───── INPUT MATERIAL

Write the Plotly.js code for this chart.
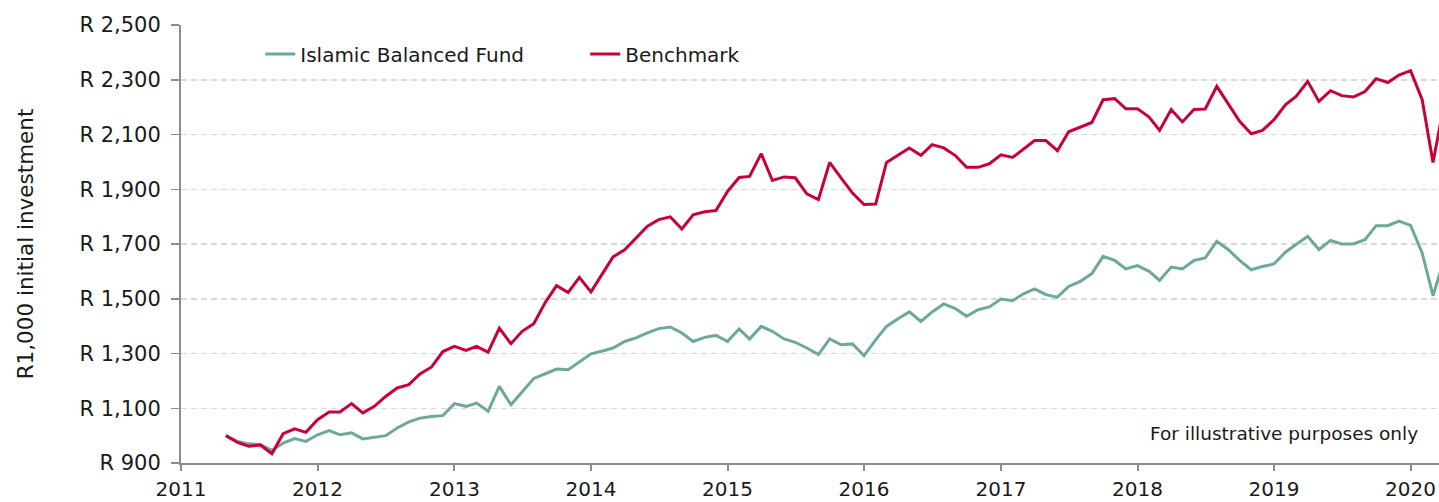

──────────
───── INPUT MATERIAL

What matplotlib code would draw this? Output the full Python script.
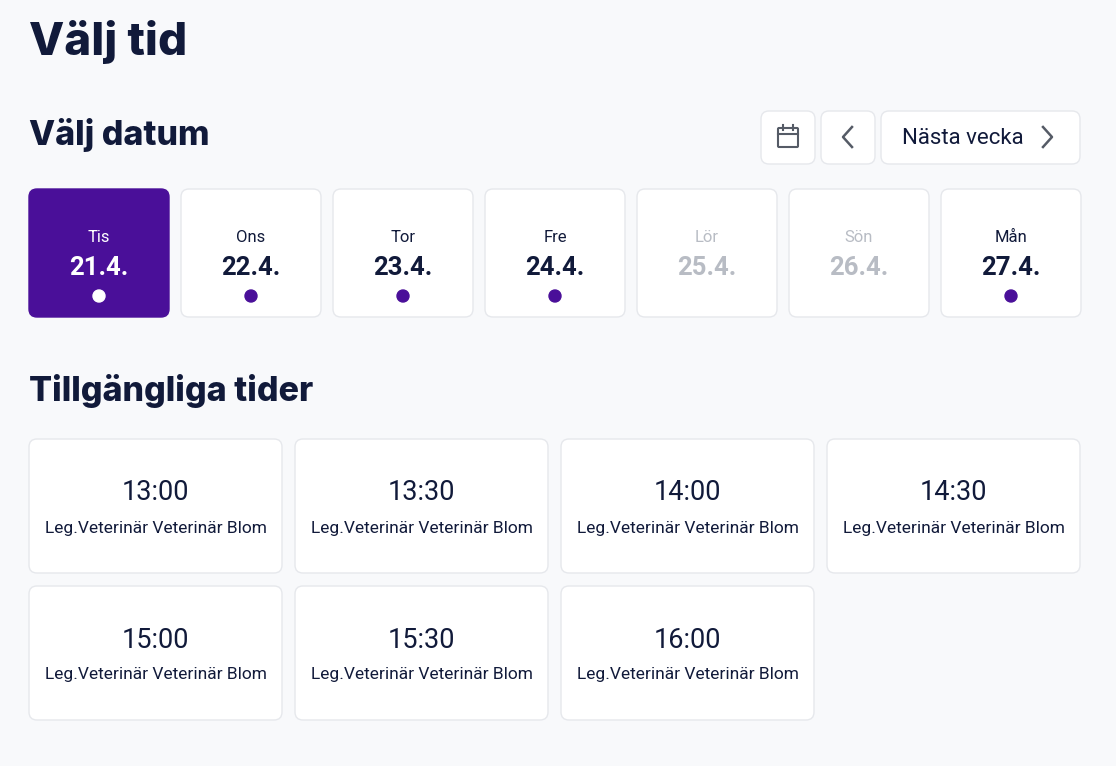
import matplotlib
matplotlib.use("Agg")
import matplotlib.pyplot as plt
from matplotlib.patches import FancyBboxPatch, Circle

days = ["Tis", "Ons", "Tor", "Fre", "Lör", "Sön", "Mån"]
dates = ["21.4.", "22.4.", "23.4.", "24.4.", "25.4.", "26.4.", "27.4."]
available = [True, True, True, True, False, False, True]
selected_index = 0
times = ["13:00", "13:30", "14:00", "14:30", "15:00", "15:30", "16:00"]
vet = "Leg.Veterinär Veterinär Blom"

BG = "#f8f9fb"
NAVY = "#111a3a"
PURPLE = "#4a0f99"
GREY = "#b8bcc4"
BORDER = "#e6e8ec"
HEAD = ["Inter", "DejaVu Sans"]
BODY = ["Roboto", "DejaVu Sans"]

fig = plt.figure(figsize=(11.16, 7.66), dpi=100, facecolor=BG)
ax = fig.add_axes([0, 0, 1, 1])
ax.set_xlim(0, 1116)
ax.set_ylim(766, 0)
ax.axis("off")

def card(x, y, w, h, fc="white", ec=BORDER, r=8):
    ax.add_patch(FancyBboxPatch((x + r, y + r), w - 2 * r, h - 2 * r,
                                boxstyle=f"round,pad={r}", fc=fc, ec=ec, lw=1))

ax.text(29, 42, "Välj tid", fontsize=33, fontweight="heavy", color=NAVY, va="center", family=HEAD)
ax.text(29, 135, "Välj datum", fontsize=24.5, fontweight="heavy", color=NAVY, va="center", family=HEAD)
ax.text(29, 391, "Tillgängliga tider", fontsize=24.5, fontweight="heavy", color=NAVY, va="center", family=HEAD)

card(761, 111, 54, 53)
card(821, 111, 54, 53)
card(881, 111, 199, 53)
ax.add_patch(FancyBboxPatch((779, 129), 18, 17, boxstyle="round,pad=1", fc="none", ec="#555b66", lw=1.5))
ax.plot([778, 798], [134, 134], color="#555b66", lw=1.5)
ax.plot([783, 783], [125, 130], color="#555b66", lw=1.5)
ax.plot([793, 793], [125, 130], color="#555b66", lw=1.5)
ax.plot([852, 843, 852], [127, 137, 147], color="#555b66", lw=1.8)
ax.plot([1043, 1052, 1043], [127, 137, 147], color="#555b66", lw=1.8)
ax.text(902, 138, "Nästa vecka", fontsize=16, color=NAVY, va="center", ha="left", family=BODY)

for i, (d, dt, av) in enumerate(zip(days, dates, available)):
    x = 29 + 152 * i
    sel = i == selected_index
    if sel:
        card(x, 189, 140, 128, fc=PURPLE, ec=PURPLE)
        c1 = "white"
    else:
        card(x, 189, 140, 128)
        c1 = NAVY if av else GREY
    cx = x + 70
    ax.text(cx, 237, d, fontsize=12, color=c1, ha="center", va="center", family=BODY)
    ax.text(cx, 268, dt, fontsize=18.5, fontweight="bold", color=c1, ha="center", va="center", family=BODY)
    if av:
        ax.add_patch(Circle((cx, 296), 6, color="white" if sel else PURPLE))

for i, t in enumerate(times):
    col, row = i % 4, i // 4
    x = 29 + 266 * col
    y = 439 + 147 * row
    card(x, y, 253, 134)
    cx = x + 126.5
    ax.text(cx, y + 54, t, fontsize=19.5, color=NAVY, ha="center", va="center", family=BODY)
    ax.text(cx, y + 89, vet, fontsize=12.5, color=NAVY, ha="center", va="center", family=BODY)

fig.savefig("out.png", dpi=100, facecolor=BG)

──────────
───── INPUT MATERIAL

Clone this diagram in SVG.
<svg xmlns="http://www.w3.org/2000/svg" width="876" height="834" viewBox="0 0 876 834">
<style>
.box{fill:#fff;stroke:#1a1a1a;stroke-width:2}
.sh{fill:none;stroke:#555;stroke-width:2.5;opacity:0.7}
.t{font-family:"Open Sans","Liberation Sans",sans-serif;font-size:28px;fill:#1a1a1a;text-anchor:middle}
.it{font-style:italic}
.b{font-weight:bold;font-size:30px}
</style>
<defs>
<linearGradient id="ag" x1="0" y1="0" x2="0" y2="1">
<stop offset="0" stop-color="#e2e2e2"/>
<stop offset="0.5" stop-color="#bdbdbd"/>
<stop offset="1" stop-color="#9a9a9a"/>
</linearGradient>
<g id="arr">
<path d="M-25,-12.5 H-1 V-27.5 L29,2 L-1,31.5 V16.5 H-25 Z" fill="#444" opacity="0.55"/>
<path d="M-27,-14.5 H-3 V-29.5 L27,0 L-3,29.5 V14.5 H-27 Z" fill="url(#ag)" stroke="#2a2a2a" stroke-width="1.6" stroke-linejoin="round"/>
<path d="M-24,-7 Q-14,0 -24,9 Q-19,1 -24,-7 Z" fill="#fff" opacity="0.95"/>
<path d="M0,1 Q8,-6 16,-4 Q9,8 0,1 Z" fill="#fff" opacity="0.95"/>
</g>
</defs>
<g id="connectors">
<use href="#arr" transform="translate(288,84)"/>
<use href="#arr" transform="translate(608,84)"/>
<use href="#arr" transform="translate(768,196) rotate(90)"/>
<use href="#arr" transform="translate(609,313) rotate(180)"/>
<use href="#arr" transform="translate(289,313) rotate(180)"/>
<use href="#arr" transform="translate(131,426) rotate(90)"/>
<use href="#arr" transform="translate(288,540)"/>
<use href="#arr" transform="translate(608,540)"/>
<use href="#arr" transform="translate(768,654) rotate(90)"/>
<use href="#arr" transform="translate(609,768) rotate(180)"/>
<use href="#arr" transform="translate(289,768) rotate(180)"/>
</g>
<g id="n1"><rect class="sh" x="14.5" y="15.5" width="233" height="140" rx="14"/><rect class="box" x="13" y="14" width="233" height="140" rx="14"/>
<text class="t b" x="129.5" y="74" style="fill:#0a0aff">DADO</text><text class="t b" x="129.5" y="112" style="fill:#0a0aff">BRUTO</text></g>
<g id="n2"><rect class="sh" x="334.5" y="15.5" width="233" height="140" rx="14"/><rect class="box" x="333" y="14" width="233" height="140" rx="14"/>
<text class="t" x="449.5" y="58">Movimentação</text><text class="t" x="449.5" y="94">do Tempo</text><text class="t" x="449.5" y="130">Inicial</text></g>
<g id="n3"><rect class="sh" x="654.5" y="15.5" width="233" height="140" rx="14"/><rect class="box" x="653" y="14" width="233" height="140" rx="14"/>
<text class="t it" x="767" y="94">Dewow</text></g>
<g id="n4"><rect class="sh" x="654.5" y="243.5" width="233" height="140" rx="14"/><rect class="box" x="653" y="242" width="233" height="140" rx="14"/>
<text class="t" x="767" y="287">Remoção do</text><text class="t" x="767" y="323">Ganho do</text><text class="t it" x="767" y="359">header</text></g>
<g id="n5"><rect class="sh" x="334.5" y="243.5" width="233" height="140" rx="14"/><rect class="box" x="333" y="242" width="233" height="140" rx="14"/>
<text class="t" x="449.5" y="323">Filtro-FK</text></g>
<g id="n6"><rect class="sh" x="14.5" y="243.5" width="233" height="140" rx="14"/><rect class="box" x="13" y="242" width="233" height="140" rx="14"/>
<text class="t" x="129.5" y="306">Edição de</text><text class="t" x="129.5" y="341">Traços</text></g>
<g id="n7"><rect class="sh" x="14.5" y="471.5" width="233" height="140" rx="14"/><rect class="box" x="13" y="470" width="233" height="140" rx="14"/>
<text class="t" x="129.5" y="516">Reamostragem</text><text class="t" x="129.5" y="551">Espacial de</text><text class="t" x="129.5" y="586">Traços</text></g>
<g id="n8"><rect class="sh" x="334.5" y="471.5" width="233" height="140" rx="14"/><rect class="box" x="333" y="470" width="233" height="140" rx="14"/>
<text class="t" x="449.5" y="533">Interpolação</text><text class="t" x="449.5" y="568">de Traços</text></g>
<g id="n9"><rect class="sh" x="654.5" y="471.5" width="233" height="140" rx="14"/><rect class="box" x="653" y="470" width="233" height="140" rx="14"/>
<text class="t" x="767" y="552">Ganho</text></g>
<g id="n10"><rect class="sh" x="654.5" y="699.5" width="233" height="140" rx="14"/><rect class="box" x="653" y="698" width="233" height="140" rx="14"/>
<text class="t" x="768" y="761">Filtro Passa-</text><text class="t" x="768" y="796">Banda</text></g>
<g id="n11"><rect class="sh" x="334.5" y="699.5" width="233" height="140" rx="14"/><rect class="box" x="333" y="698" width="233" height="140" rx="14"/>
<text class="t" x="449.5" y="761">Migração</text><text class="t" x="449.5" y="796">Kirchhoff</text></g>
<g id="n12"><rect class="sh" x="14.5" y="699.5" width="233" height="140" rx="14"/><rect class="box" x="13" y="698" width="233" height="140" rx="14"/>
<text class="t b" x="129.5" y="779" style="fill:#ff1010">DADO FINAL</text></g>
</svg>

──────────

SET PROBLEM. List each line holding the string "code".

RESPONSE BELOW.
Write the Plotly.js code for this chart.
What matplotlib code would draw this? Output the full Python script.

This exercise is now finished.